● **What is needed**
Set down, exactly as written, the lines from the top of the data to the line that holds "plt.rcParams['font.family'] = ['Liberation", and omit the pictures.

● **Data shown**

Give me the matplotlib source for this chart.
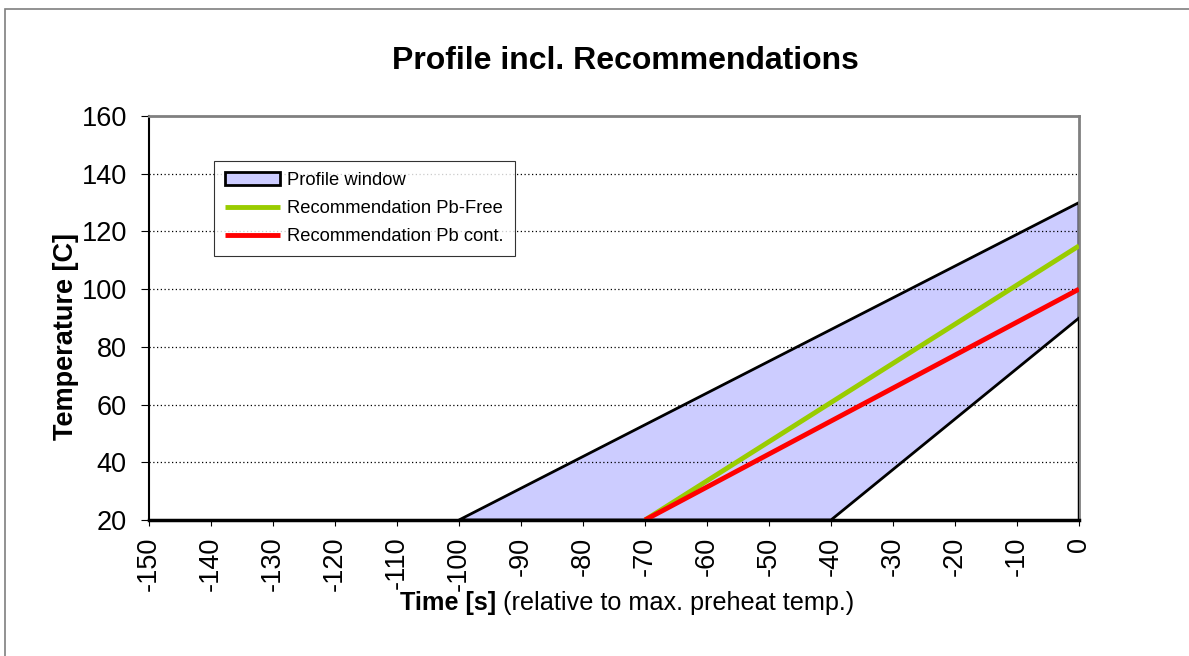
import matplotlib
matplotlib.use('Agg')
import matplotlib.pyplot as plt
from matplotlib.patches import Polygon, Rectangle

plt.rcParams['font.family'] = ['Liberation Sans', 'DejaVu Sans']

# profile window corners (time [s], temperature [C])
window_t = [-100, 0, 0, -40]
window_temp = [20, 130, 90, 20]

# recommendations
pbfree_t = [-70, 0]
pbfree_temp = [20, 115]
pbcont_t = [-70, 0]
pbcont_temp = [20, 100]

x_ticks = list(range(-150, 1, 10))
y_ticks = list(range(20, 161, 20))

W, H = 1189, 656
fig = plt.figure(figsize=(W / 100, H / 100), dpi=100)
ax = fig.add_axes([149 / W, 1 - 520 / H, 930 / W, 404 / H])

# outer chart-area frame (runs off the right/bottom edge)
fig.patches.append(Rectangle((5 / W, -0.05), 1.1, 1 - 9 / H + 0.05,
                             transform=fig.transFigure, fill=False,
                             edgecolor='#7f7f7f', linewidth=1.2))

# gridlines
for y in y_ticks[1:-1]:
    ax.axhline(y, color='black', linestyle=(0, (1, 2)), linewidth=0.9, zorder=3)

win = Polygon(list(zip(window_t, window_temp)), closed=True,
              facecolor='#ccccff', edgecolor='black', linewidth=2, zorder=2,
              label='Profile window')
ax.add_patch(win)
ax.plot([0, 0], [20, 90], color='black', linewidth=2.5, zorder=4)

ax.plot(pbfree_t, pbfree_temp, color='#99cc00', linewidth=3.5, zorder=5,
        label='Recommendation Pb-Free', solid_capstyle='butt')
ax.plot(pbcont_t, pbcont_temp, color='#ff0000', linewidth=3.5, zorder=5,
        label='Recommendation Pb cont.', solid_capstyle='butt')

ax.set_xlim(-150, 0)
ax.set_ylim(20, 160)
ax.set_xticks(x_ticks)
ax.set_yticks(y_ticks)
ax.set_xticklabels([str(v) for v in x_ticks], rotation=90, fontsize=19.5)
ax.tick_params(axis='y', labelsize=19.5, length=6, width=0.8, pad=10)
ax.tick_params(axis='x', length=4, width=0.8, pad=8)

for side in ['top', 'right']:
    ax.spines[side].set_color('#808080')
    ax.spines[side].set_linewidth(2)
ax.spines['left'].set_linewidth(1.5)
ax.spines['bottom'].set_linewidth(2.5)
ax.spines['bottom'].set_zorder(6)

fig.text(66 / W, 1 - 337 / H, 'Temperature [C]', fontsize=19.5,
         fontweight='bold', rotation=90, ha='center', va='center')

fig.text(625 / W, 1 - 69 / H, 'Profile incl. Recommendations', fontsize=23,
         fontweight='bold', ha='center', va='baseline')

t1 = fig.text(400 / W, 1 - 610 / H, 'Time [s]', fontsize=18.2, fontweight='bold',
              ha='left', va='baseline')
ax.annotate(' (relative to max. preheat temp.)', xy=(1, 0), xycoords=t1,
            fontsize=18.2, ha='left', va='bottom', annotation_clip=False)

leg = ax.legend(loc='upper left', bbox_to_anchor=(65 / 930, 1 - 45 / 404),
                frameon=True, fancybox=False, fontsize=13.2, borderaxespad=0,
                handlelength=3.0, handletextpad=0.4, labelspacing=0.6,
                borderpad=0.6)
leg.get_frame().set_edgecolor('black')
leg.get_frame().set_linewidth(0.8)
leg.set_zorder(10)

fig.savefig('out.png', dpi=100)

● **Exercise output**
Give me the matplotlib source for this chart.
import matplotlib
matplotlib.use('Agg')
import matplotlib.pyplot as plt
from matplotlib.patches import Polygon, Rectangle

plt.rcParams['font.family'] = ['Liberation Sans', 'DejaVu Sans']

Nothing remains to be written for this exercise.